Give every line again exactly as it appears, please, but not the pictures.
··· DATASET EXCERPT
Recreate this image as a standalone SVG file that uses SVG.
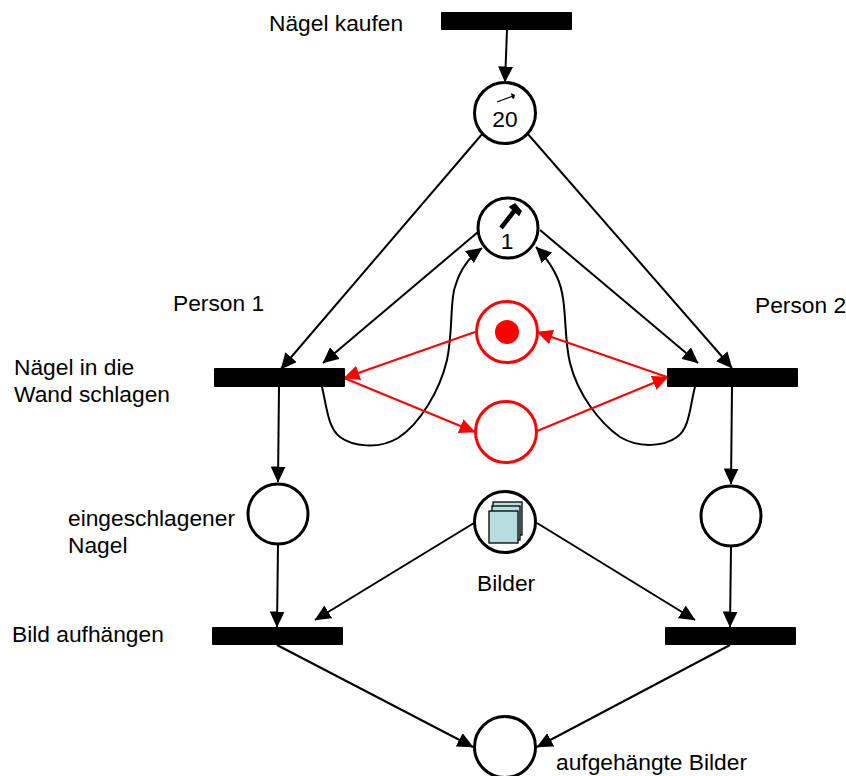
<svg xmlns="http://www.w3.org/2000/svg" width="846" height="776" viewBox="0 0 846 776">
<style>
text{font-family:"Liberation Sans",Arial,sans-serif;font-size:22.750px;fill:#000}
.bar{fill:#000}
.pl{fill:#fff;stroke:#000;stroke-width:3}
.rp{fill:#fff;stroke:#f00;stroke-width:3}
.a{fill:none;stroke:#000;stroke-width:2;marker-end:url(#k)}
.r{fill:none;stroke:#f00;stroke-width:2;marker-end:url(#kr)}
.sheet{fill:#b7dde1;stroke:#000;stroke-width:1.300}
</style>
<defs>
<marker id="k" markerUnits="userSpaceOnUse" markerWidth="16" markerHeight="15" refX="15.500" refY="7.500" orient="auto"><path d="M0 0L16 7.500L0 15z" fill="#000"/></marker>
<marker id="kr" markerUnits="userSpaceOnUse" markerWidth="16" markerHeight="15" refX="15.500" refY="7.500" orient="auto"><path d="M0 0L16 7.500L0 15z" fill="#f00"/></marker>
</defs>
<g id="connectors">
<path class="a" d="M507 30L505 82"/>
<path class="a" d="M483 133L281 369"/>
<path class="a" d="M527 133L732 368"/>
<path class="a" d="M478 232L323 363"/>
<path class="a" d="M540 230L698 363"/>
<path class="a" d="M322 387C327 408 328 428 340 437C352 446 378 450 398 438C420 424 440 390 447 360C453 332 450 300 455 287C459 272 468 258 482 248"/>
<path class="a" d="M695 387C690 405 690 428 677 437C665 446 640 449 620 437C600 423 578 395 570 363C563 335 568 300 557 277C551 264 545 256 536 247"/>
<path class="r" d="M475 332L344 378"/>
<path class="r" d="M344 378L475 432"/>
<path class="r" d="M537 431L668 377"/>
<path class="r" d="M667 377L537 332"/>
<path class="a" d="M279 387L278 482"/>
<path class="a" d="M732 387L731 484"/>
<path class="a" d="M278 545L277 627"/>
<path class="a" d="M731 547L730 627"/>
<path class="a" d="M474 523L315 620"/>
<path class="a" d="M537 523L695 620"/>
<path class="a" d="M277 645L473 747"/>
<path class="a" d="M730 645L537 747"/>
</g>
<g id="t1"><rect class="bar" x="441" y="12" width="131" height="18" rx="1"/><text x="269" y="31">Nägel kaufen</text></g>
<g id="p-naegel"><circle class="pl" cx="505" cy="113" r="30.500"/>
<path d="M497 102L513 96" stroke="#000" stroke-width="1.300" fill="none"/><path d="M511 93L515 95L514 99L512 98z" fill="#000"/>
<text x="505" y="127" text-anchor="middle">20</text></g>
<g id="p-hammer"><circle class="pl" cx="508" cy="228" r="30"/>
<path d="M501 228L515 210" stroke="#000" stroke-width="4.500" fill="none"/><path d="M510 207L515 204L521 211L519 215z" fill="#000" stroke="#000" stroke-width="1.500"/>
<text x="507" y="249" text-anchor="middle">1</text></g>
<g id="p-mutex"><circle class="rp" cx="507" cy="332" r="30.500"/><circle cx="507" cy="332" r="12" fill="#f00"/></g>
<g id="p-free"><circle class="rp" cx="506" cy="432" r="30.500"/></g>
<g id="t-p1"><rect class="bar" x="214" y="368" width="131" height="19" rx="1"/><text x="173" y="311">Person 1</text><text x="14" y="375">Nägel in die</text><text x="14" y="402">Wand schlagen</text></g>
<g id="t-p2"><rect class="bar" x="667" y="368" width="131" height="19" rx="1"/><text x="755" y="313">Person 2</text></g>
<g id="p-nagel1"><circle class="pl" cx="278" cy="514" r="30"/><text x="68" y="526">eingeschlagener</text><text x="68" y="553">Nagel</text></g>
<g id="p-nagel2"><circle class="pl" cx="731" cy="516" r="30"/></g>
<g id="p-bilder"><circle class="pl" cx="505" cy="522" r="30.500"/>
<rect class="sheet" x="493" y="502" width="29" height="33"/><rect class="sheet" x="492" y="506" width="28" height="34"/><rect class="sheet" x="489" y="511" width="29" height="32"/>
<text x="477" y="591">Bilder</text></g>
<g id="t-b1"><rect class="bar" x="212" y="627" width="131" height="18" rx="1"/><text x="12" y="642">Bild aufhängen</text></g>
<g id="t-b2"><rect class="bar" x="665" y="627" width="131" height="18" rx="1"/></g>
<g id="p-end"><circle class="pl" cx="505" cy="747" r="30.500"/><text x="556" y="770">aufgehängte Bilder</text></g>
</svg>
······
▶ [EXERCISE RESPONSE]
Recreate this image as a standalone SVG file that uses SVG.
<svg xmlns="http://www.w3.org/2000/svg" width="846" height="776" viewBox="0 0 846 776">
<style>
text{font-family:"Liberation Sans",Arial,sans-serif;font-size:22.750px;fill:#000}
.bar{fill:#000}
.pl{fill:#fff;stroke:#000;stroke-width:3}
.rp{fill:#fff;stroke:#f00;stroke-width:3}
.a{fill:none;stroke:#000;stroke-width:2;marker-end:url(#k)}
.r{fill:none;stroke:#f00;stroke-width:2;marker-end:url(#kr)}
.sheet{fill:#b7dde1;stroke:#000;stroke-width:1.300}
</style>
<defs>
<marker id="k" markerUnits="userSpaceOnUse" markerWidth="16" markerHeight="15" refX="15.500" refY="7.500" orient="auto"><path d="M0 0L16 7.500L0 15z" fill="#000"/></marker>
<marker id="kr" markerUnits="userSpaceOnUse" markerWidth="16" markerHeight="15" refX="15.500" refY="7.500" orient="auto"><path d="M0 0L16 7.500L0 15z" fill="#f00"/></marker>
</defs>
<g id="connectors">
<path class="a" d="M507 30L505 82"/>
<path class="a" d="M483 133L281 369"/>
<path class="a" d="M527 133L732 368"/>
<path class="a" d="M478 232L323 363"/>
<path class="a" d="M540 230L698 363"/>
<path class="a" d="M322 387C327 408 328 428 340 437C352 446 378 450 398 438C420 424 440 390 447 360C453 332 450 300 455 287C459 272 468 258 482 248"/>
<path class="a" d="M695 387C690 405 690 428 677 437C665 446 640 449 620 437C600 423 578 395 570 363C563 335 568 300 557 277C551 264 545 256 536 247"/>
<path class="r" d="M475 332L344 378"/>
<path class="r" d="M344 378L475 432"/>
<path class="r" d="M537 431L668 377"/>
<path class="r" d="M667 377L537 332"/>
<path class="a" d="M279 387L278 482"/>
<path class="a" d="M732 387L731 484"/>
<path class="a" d="M278 545L277 627"/>
<path class="a" d="M731 547L730 627"/>
<path class="a" d="M474 523L315 620"/>
<path class="a" d="M537 523L695 620"/>
<path class="a" d="M277 645L473 747"/>
<path class="a" d="M730 645L537 747"/>
</g>
<g id="t1"><rect class="bar" x="441" y="12" width="131" height="18" rx="1"/><text x="269" y="31">Nägel kaufen</text></g>
<g id="p-naegel"><circle class="pl" cx="505" cy="113" r="30.500"/>
<path d="M497 102L513 96" stroke="#000" stroke-width="1.300" fill="none"/><path d="M511 93L515 95L514 99L512 98z" fill="#000"/>
<text x="505" y="127" text-anchor="middle">20</text></g>
<g id="p-hammer"><circle class="pl" cx="508" cy="228" r="30"/>
<path d="M501 228L515 210" stroke="#000" stroke-width="4.500" fill="none"/><path d="M510 207L515 204L521 211L519 215z" fill="#000" stroke="#000" stroke-width="1.500"/>
<text x="507" y="249" text-anchor="middle">1</text></g>
<g id="p-mutex"><circle class="rp" cx="507" cy="332" r="30.500"/><circle cx="507" cy="332" r="12" fill="#f00"/></g>
<g id="p-free"><circle class="rp" cx="506" cy="432" r="30.500"/></g>
<g id="t-p1"><rect class="bar" x="214" y="368" width="131" height="19" rx="1"/><text x="173" y="311">Person 1</text><text x="14" y="375">Nägel in die</text><text x="14" y="402">Wand schlagen</text></g>
<g id="t-p2"><rect class="bar" x="667" y="368" width="131" height="19" rx="1"/><text x="755" y="313">Person 2</text></g>
<g id="p-nagel1"><circle class="pl" cx="278" cy="514" r="30"/><text x="68" y="526">eingeschlagener</text><text x="68" y="553">Nagel</text></g>
<g id="p-nagel2"><circle class="pl" cx="731" cy="516" r="30"/></g>
<g id="p-bilder"><circle class="pl" cx="505" cy="522" r="30.500"/>
<rect class="sheet" x="493" y="502" width="29" height="33"/><rect class="sheet" x="492" y="506" width="28" height="34"/><rect class="sheet" x="489" y="511" width="29" height="32"/>
<text x="477" y="591">Bilder</text></g>
<g id="t-b1"><rect class="bar" x="212" y="627" width="131" height="18" rx="1"/><text x="12" y="642">Bild aufhängen</text></g>
<g id="t-b2"><rect class="bar" x="665" y="627" width="131" height="18" rx="1"/></g>
<g id="p-end"><circle class="pl" cx="505" cy="747" r="30.500"/><text x="556" y="770">aufgehängte Bilder</text></g>
</svg>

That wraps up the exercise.